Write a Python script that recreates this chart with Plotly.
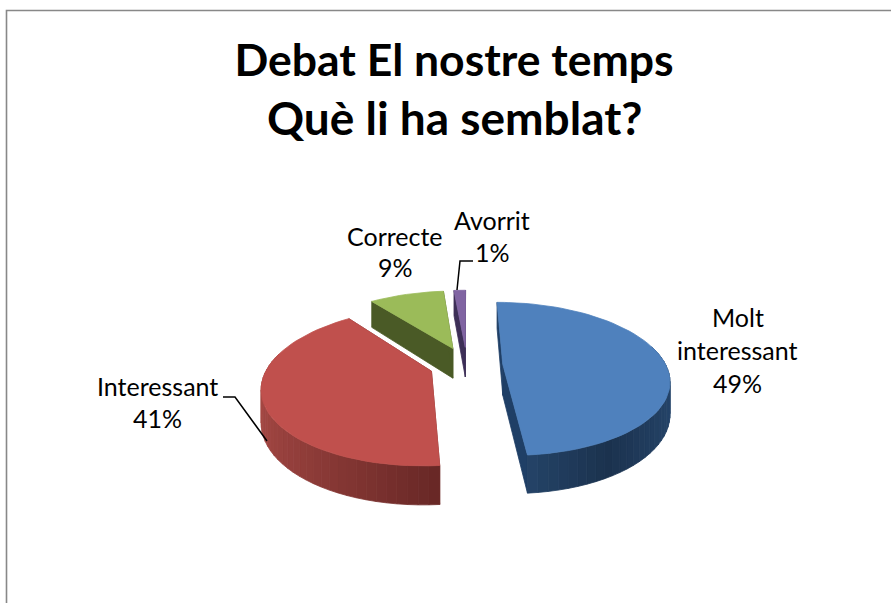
import math
import plotly.graph_objects as go

categories = ["Molt interessant", "Interessant", "Correcte", "Avorrit"]
values = [48.7, 40.9, 9.0, 1.4]
percent_labels = ["49%", "41%", "9%", "1%"]
title_lines = ["Debat El nostre temps", "Què li ha semblat?"]

top_colors = ["#4F81BD", "#C0504D", "#9BBB59", "#8064A2"]
cut_colors = ["#1F3F66", "#7A2F2D", "#4A5A26", "#3D2F57"]
rim_light = [(38, 70, 108), (165, 72, 68), (90, 110, 50), (70, 55, 95)]
rim_dark = [(27, 50, 78), (105, 40, 38), (60, 75, 30), (50, 40, 70)]
explode = [0.22, 0.23, 0.25, 0.25]

# Perspective disc model (pixel-space axes)
CX, CY, RX, RY, K, DEPTH = 467, 365, 163, 74, 0.19, 31


def project(u, v, down=0.0):
    w = 1 + K * v
    return CX + RX * u / w, CY - RY * v / w + down / w


fig = go.Figure()


def poly(pts, color):
    xs = [p[0] for p in pts] + [pts[0][0]]
    ys = [p[1] for p in pts] + [pts[0][1]]
    fig.add_trace(go.Scatter(
        x=xs, y=ys, mode="lines", fill="toself", fillcolor=color,
        line=dict(color=color, width=0.8),
        hoverinfo="skip", showlegend=False))


total = sum(values)
starts = []
a = 0.0
for val in values:
    starts.append(a)
    a += val / total * 2 * math.pi

order = [3, 2, 0, 1]
for i in order:
    a0 = starts[i]
    a1 = a0 + values[i] / total * 2 * math.pi
    mid = (a0 + a1) / 2
    ex, ey = explode[i] * math.sin(mid), explode[i] * math.cos(mid)
    n = max(4, int((a1 - a0) / math.radians(3)))
    angs = [a0 + (a1 - a0) * j / n for j in range(n + 1)]
    arc = [(ex + math.sin(t), ey + math.cos(t)) for t in angs]
    apex = (ex, ey)

    # cut faces
    for p, q in ((arc[0], apex), (apex, arc[-1])):
        poly([project(*p), project(*q), project(*q, DEPTH), project(*p, DEPTH)],
             cut_colors[i])

    # outer rim, shaded across its width
    for j in range(n):
        p, q = arc[j], arc[j + 1]
        tm = (angs[j] + angs[j + 1]) / 2
        if math.cos(tm) > 0.25:
            continue
        if i == 1:
            f = min(1.0, ((math.sin(tm) + 1) / 2) / 0.53)
        else:
            f = math.sin(tm) if math.sin(tm) > 0 else 0.0
            f = 1 - abs(2 * f - 1)
        c = tuple(round(l + (d - l) * f) for l, d in zip(rim_light[i], rim_dark[i]))
        poly([project(*p), project(*q), project(*q, DEPTH), project(*p, DEPTH)],
             f"rgb{c}")

    # top surface
    poly([project(*apex)] + [project(*p) for p in arc], top_colors[i])

# Leader lines
leaders = [([223, 235, 267], [397, 397, 441]), ([473, 460, 457], [261, 261, 290])]
for lx, ly in leaders:
    fig.add_trace(go.Scatter(x=lx, y=ly, mode="lines",
                             line=dict(color="#000000", width=1.5),
                             hoverinfo="skip", showlegend=False))

FONT = "Lato, Carlito, Calibri, sans-serif"
labels = [
    ("Molt", 737.5, 317), ("interessant", 737.5, 350), (percent_labels[0], 737.5, 383),
    (categories[1], 157, 386), (percent_labels[1], 157, 418),
    (categories[2], 395, 236), (percent_labels[2], 395, 267),
    (categories[3], 492, 220), (percent_labels[3], 492, 252),
]
annotations = [dict(x=x, y=y, text=t, showarrow=False, xanchor="center", yanchor="middle",
                    font=dict(family=FONT, size=25, color="#000000"))
               for t, x, y in labels]
annotations.append(dict(x=454, y=117, text=title_lines[1], showarrow=False,
                        xanchor="center", yanchor="middle",
                        font=dict(family=FONT, size=46, color="#000000", weight="bold")))

W, H = 891, 603
fig.update_layout(
    width=W, height=H, margin=dict(l=0, r=0, t=0, b=0),
    paper_bgcolor="white", plot_bgcolor="white", showlegend=False,
    title=dict(text=title_lines[0], x=454 / W, xanchor="center",
               y=1 - 60 / H, yanchor="middle",
               font=dict(family=FONT, size=44.5, color="#000000", weight="bold")),
    xaxis=dict(range=[0, W], visible=False, fixedrange=True),
    yaxis=dict(range=[H, 0], visible=False, fixedrange=True),
    annotations=annotations,
    shapes=[dict(type="rect", x0=6.5, y0=10.5, x1=1000, y1=700,
                 line=dict(color="#888888", width=1.6), layer="below")],
)
fig.write_html("out.html", config={"displayModeBar": False},
               post_script="document.body.style.margin='0';document.body.style.overflow='hidden';")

○ ○ ○

_Goal of the exercise:_
Return each line from the material above exactly, but not the pictures.

_Written answer:_
Write a Python script that recreates this chart with Plotly.
import math
import plotly.graph_objects as go

categories = ["Molt interessant", "Interessant", "Correcte", "Avorrit"]
values = [48.7, 40.9, 9.0, 1.4]
percent_labels = ["49%", "41%", "9%", "1%"]
title_lines = ["Debat El nostre temps", "Què li ha semblat?"]

top_colors = ["#4F81BD", "#C0504D", "#9BBB59", "#8064A2"]
cut_colors = ["#1F3F66", "#7A2F2D", "#4A5A26", "#3D2F57"]
rim_light = [(38, 70, 108), (165, 72, 68), (90, 110, 50), (70, 55, 95)]
rim_dark = [(27, 50, 78), (105, 40, 38), (60, 75, 30), (50, 40, 70)]
explode = [0.22, 0.23, 0.25, 0.25]

# Perspective disc model (pixel-space axes)
CX, CY, RX, RY, K, DEPTH = 467, 365, 163, 74, 0.19, 31


def project(u, v, down=0.0):
    w = 1 + K * v
    return CX + RX * u / w, CY - RY * v / w + down / w


fig = go.Figure()


def poly(pts, color):
    xs = [p[0] for p in pts] + [pts[0][0]]
    ys = [p[1] for p in pts] + [pts[0][1]]
    fig.add_trace(go.Scatter(
        x=xs, y=ys, mode="lines", fill="toself", fillcolor=color,
        line=dict(color=color, width=0.8),
        hoverinfo="skip", showlegend=False))


total = sum(values)
starts = []
a = 0.0
for val in values:
    starts.append(a)
    a += val / total * 2 * math.pi

order = [3, 2, 0, 1]
for i in order:
    a0 = starts[i]
    a1 = a0 + values[i] / total * 2 * math.pi
    mid = (a0 + a1) / 2
    ex, ey = explode[i] * math.sin(mid), explode[i] * math.cos(mid)
    n = max(4, int((a1 - a0) / math.radians(3)))
    angs = [a0 + (a1 - a0) * j / n for j in range(n + 1)]
    arc = [(ex + math.sin(t), ey + math.cos(t)) for t in angs]
    apex = (ex, ey)

    # cut faces
    for p, q in ((arc[0], apex), (apex, arc[-1])):
        poly([project(*p), project(*q), project(*q, DEPTH), project(*p, DEPTH)],
             cut_colors[i])

    # outer rim, shaded across its width
    for j in range(n):
        p, q = arc[j], arc[j + 1]
        tm = (angs[j] + angs[j + 1]) / 2
        if math.cos(tm) > 0.25:
            continue
        if i == 1:
            f = min(1.0, ((math.sin(tm) + 1) / 2) / 0.53)
        else:
            f = math.sin(tm) if math.sin(tm) > 0 else 0.0
            f = 1 - abs(2 * f - 1)
        c = tuple(round(l + (d - l) * f) for l, d in zip(rim_light[i], rim_dark[i]))
        poly([project(*p), project(*q), project(*q, DEPTH), project(*p, DEPTH)],
             f"rgb{c}")

    # top surface
    poly([project(*apex)] + [project(*p) for p in arc], top_colors[i])

# Leader lines
leaders = [([223, 235, 267], [397, 397, 441]), ([473, 460, 457], [261, 261, 290])]
for lx, ly in leaders:
    fig.add_trace(go.Scatter(x=lx, y=ly, mode="lines",
                             line=dict(color="#000000", width=1.5),
                             hoverinfo="skip", showlegend=False))

FONT = "Lato, Carlito, Calibri, sans-serif"
labels = [
    ("Molt", 737.5, 317), ("interessant", 737.5, 350), (percent_labels[0], 737.5, 383),
    (categories[1], 157, 386), (percent_labels[1], 157, 418),
    (categories[2], 395, 236), (percent_labels[2], 395, 267),
    (categories[3], 492, 220), (percent_labels[3], 492, 252),
]
annotations = [dict(x=x, y=y, text=t, showarrow=False, xanchor="center", yanchor="middle",
                    font=dict(family=FONT, size=25, color="#000000"))
               for t, x, y in labels]
annotations.append(dict(x=454, y=117, text=title_lines[1], showarrow=False,
                        xanchor="center", yanchor="middle",
                        font=dict(family=FONT, size=46, color="#000000", weight="bold")))

W, H = 891, 603
fig.update_layout(
    width=W, height=H, margin=dict(l=0, r=0, t=0, b=0),
    paper_bgcolor="white", plot_bgcolor="white", showlegend=False,
    title=dict(text=title_lines[0], x=454 / W, xanchor="center",
               y=1 - 60 / H, yanchor="middle",
               font=dict(family=FONT, size=44.5, color="#000000", weight="bold")),
    xaxis=dict(range=[0, W], visible=False, fixedrange=True),
    yaxis=dict(range=[H, 0], visible=False, fixedrange=True),
    annotations=annotations,
    shapes=[dict(type="rect", x0=6.5, y0=10.5, x1=1000, y1=700,
                 line=dict(color="#888888", width=1.6), layer="below")],
)
fig.write_html("out.html", config={"displayModeBar": False},
               post_script="document.body.style.margin='0';document.body.style.overflow='hidden';")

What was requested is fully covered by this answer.